One of my recreational pursuits is reading the weekly obituary column in the San Francisco Chronicle. Most death notices tell you next to nothing about the person who died: their name, dates of birth and death, sometimes place of birth, surviving relatives, sometimes occupation, and where and when any services will take place. That’s all. Still, it’s worth at least scanning them for the gems found among them.
Sometimes I learn of the passing of someone I knew or know, more and more frequently as I age, of course. Last week there were announcements about two people I knew in life, albeit not well. The below-the-fold front page featured an article about John Dobson, the sidewalk astronomer. Born in China, he spent many of his 98 years teaching anyone who’d listen about the stars – and I don’t mean taking tourists to the homes of Hollywood celebrities.
Many years ago, my late husband, Rod Wolfer, and I were wandering around Golden Gate Park one night, enjoying a hit of LSD. We saw some activity on the sidewalk in front of the Academy of Sciences and went to see what was going on. We heard John’s call: “Come see the moon and Saturn!” So we did. He had this huge telescope he’d made from marine porthole glass and a sauna tube. He taught others to make these telescopes, now known as “Dobsonian” telescopes. He spoke enthusiastically about the heavens and he made sure that everyone who came by got a chance to view them through his telescope. This happened probably around the time that John first founded the San Francisco Sidewalk Astronomers, now an international organization known as the Sidewalk Astronomers. As you might imagine, this was quite a fine experience to have while on an acid trip. I feel blessed to have had this experience. To John I say: “Hail the goer!”

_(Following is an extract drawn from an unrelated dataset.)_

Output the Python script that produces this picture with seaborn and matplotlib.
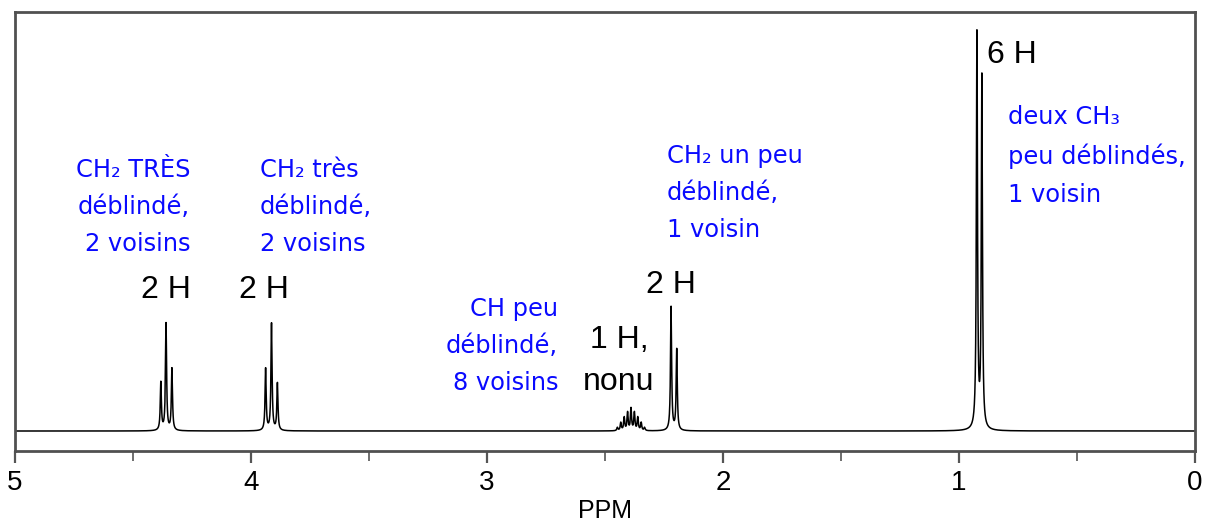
import numpy as np
import pandas as pd
import seaborn as sns
import matplotlib.pyplot as plt
from matplotlib.ticker import MultipleLocator

# line positions (ppm) and heights (arbitrary units, tallest line = 100)
shift_ppm = [4.382, 4.360, 4.335,
             3.938, 3.913, 3.888,
             2.4475, 2.4331, 2.4186, 2.4042, 2.3898, 2.3754, 2.3610, 2.3466, 2.3322,
             2.220, 2.196,
             0.924, 0.903]
height = [12.0, 26.8, 15.5,
          15.5, 26.8, 11.8,
          0.8, 2.0, 3.3, 4.5, 5.5, 4.5, 3.3, 2.0, 0.8,
          31.0, 20.3,
          99.0, 88.0]
half_width = 0.0028  # ppm

# annotations: (text, ppm, intensity, alignment)
count_labels = [("2 H", 4.360, 35.3), ("2 H", 3.945, 35.3), ("2 H", 2.220, 36.6),
                ("6 H", 0.775, 94.2), ("1 H,\nnonu", 2.441, 17.5)]
blue_labels = [("CH₂ TRÈS\ndéblindé,\n2 voisins", 4.258, 56.1, "right"),
               ("CH₂ très\ndéblindé,\n2 voisins", 3.962, 56.1, "left"),
               ("CH peu\ndéblindé,\n8 voisins", 2.699, 21.3, "right"),
               ("CH₂ un peu\ndéblindé,\n1 voisin", 2.237, 59.6, "left"),
               ("deux CH₃\npeu déblindés,\n1 voisin", 0.792, 68.9, "left")]

ppm = np.linspace(0, 5, 25001)
intensity = np.zeros_like(ppm)
for c, h in zip(shift_ppm, height):
    intensity += h * half_width**2 / ((ppm - c)**2 + half_width**2)
spectrum = pd.DataFrame({"ppm": ppm, "intensity": intensity})

sns.set_style("white")
plt.rcParams['font.family'] = ['Liberation Sans', 'DejaVu Sans']
plt.rcParams['text.color'] = 'black'
plt.rcParams['axes.labelcolor'] = 'black'
plt.rcParams['xtick.labelcolor'] = 'black'

fig = plt.figure(figsize=(12.05, 5.22), dpi=100)
ax = fig.add_axes([15/1205, 1 - 451/522, 1180/1205, 439/522])

sns.lineplot(data=spectrum, x="ppm", y="intensity", ax=ax, color="black",
             lw=1.1, estimator=None, sort=False)

ax.set_xlim(5, 0)
ax.set_ylim(-5.01, 105.0)
ax.set_yticks([])
ax.set_ylabel("")
ax.set_xlabel("PPM", fontsize=18, labelpad=2, color="black")
ax.xaxis.set_major_locator(MultipleLocator(1))
ax.xaxis.set_minor_locator(MultipleLocator(0.5))
ax.tick_params(axis="x", which="major", direction="out", length=8.6, width=1.6,
               color="#555555", labelsize=20, pad=5, bottom=True, labelcolor="black")
ax.tick_params(axis="x", which="minor", direction="out", length=7, width=1.2,
               color="#555555", bottom=True)
for side in ["top", "bottom", "left", "right"]:
    ax.spines[side].set_visible(True)
    ax.spines[side].set_color("#505050")
    ax.spines[side].set_linewidth(2)

for txt, x, y in count_labels:
    ax.text(x, y, txt, fontsize=23, ha="center", va="center",
            multialignment="center", linespacing=1.55, color="black")

for txt, x, y, align in blue_labels:
    ax.text(x, y, txt, fontsize=17.4, ha=align, va="center", multialignment=align,
            linespacing=1.7, color="#0a0aff", family=['DejaVu Sans'])

fig.savefig("out.png", dpi=100)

|Estelle (née Klein) Griffin|
The second death of someone whose path through life crossed mine is of Estelle Griffin. She was my neighbor in the third place I lived in San Francisco, circa 1964-65, on McAllister between Central and Masonic in the Fillmore District. We were three white girls living in a flat above a Chinese laundry (hence we had zero hot water from about 6 am till about 5 pm). Estelle and Herman lived next door with their kids. We did our laundry at Estelle’s laundromat. There was an elderly white couple who owned a corner grocery store across the street. This was the most racially mixed neighborhood I’d ever lived in, and I was at a formative stage of my life, all my senses open to new experiences and new ways of looking at life and the world. We met Estelle through our friend Karl Klein and his older brother, Mike, who were Estelle’s nephews from New York. I remember Estelle as being warm and kind and competent. I thought of her as being sophisticated and daring, an impression that seems, from a bit of her obituary, to be the case.
All three Kleins – Estelle (née Klein), Mike and Karl – exposed me to progressive political thinking. I remember Mike’s reading Hesse’s Siddhartha and being really into Abbie Hoffman’s Steal This Book (1971). They talked about the W.E.B. DuBois Club and the Wobblies; the Ukrainian Bakery was still operating in the neighborhood and one synagogue still held services. I’m sure none of them remembers me, but I remember them because they influenced me and helped me evolve from the Republican politics of my family towards a more tolerant, diverse, and socially aware person of the far left persuasion I am today. They were not the only influence, but they influenced me enough for me to remember them this way after half a century. So to Estelle, I say thanks and “Hail the goer!”